The removal pattern (plugin.clean-title.config.regex) option affects the titles returned within the data model’s result.title element.

This option can be defined multiple times by assigning a different identifier in the Parameter 1 field when configuring the setting. If multiple regex keys are defined then they will be executed in sequence with the order determined by the Parameter 1 value when sorted alphabetically.

For example, if you have three removal patterns defines with Parameter 1 IDs of orange, apple and pear, then the patterns will be applied in the following order:

  1. apple

  2. orange

  3. pear

Filter chain configuration

This plugin uses filters which are used to apply transformations to the gathered content.

The filters run in sequence and need be set in an order that makes sense. The plugin supplied filter(s) (as indicated in the listing) should be re-ordered to an appropriate point in the sequence.

Changes to the filter order affects the way the data source processes gathered documents.
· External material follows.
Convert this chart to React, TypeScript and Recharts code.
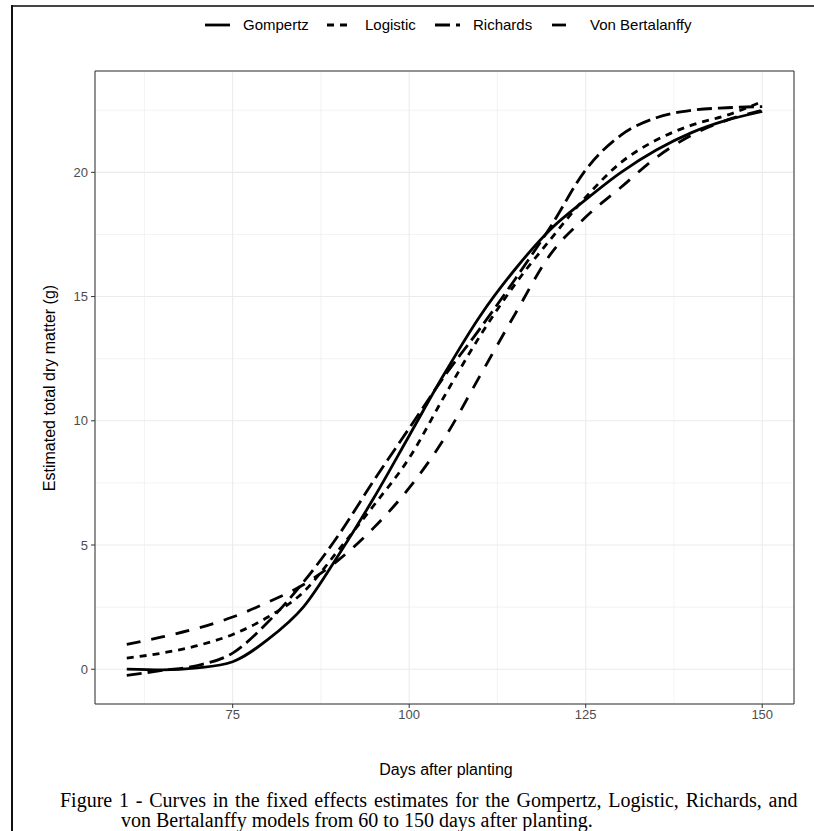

See: document filters documentation.

Jsoup filter classes

This plugin supplies a filter that needs to run in the HTML document (Jsoup) filter chain:`com.funnelback.plugin.cleantitle.CleanTitleFilter`

Drag the com.funnelback.plugin.cleantitle.CleanTitleFilter plugin filter to where you wish it to run in the filter chain sequence.

Examples

Clean a prefix and suffix from search result titles

This example applies for both data sources and results pages, as outlined above.

Consider we have titles like:

ExampleOrg - Page title (www.example.com)

Where many pages have titles that are prefixed with ExampleOrg - and contain a suffix of (www.example.com).

You would like the Page title to be displayed as the hyperlinked title in your search results.

This could be achieved by setting the following configuration keys:

Configuration key name Parameter 1 Value

plugin.clean-title.config.regex

generic-prefix

^ExampleOrg -\s+

plugin.clean-title.config.regex

generic-suffix

\s+\(www\.example\.com\)$

This runs each of the regexes on the result title or <title> element thus we remove both the prefix and suffix.

The generic-prefix and generic-suffix names could have been called anything, but remember that the names used will define the order in which the patterns are applied.

When viewing the raw configuration these keys will appear as

plugin.clean-title.config.regex.generic-prefix=^ExampleOrg -\s+
plugin.clean-title.config.regex.generic-suffix=\s+\(www\.example\.com\)$

Change log

[1.1.0]

Changed

  • Updated to the latest version plugin framework (Funnelback shared v16.20) to enable integration with the new plugin management dashboard.